I'd definately spend $25 for that fish!


----------



## crazyklown89 (Aug 28, 2003)

Puff said:


> im jsut wondering how much a 4 inch leopard pleco is worth, someones selling one for 25$Cdn around here, and im wondering if its a good price or not.
> 
> i remember seeing a bunch of different plecos ranging in price from 30$ and up at Big Als, but cant remember if leopard plecos were in there.
> 
> ...


Rare plecos = mad money. I'd say 30 bucks is a steal.


----------



## benJii (Feb 17, 2005)

george has 6-7"ers for over a $100 US, yo why dont u buy it and send it down to me, my collection of plecos needs expanding :rasp:


----------



## Puff (Feb 14, 2005)

DUDE! i missed getting it by like 2 hours!!!! DAMNIT!!!

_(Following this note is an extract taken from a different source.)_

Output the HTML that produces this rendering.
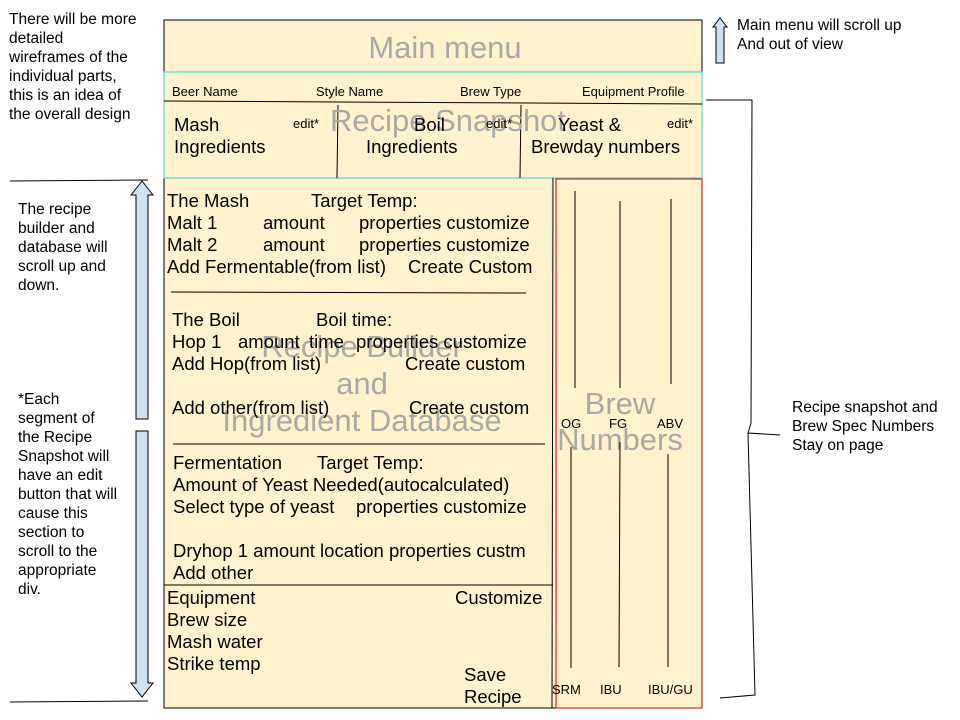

right when i read what Tibs wrote, i PMed the guy. the next day i saw the guy who got it PMed the guy like an hour or two before i did. WANKER!

then he offered me a 9 inch sailfin pleco, and said it was similar to a leopard...WTF man, get outta here with that...rubbing it in.









oh well. now ive learned my lesson. act immediately when you see something.


----------



## benJii (Feb 17, 2005)

Puff said:


> DUDE! i missed getting it by like 2 hours!!!! DAMNIT!!!
> 
> right when i read what Tibs wrote, i PMed the guy. the next day i saw the guy who got it PMed the guy like an hour or two before i did. WANKER!
> 
> ...


dude dont get a sailfin, they reach 18", and arnt nearly as beautiful and not nearly as colorful as psuedo. leopardus. well sorry bout that deal, i was pulling for that too.


----------



## Puff (Feb 14, 2005)

i know, i told the guy i didnt want it. and said the usual "but it looks REAL nice...". told him it would outgrow my tank in like a month, and i didnt want to try and unload it again after that. (plus the fact i didnt want the damned pleco,lol).

there's (might) always be a next time.


----------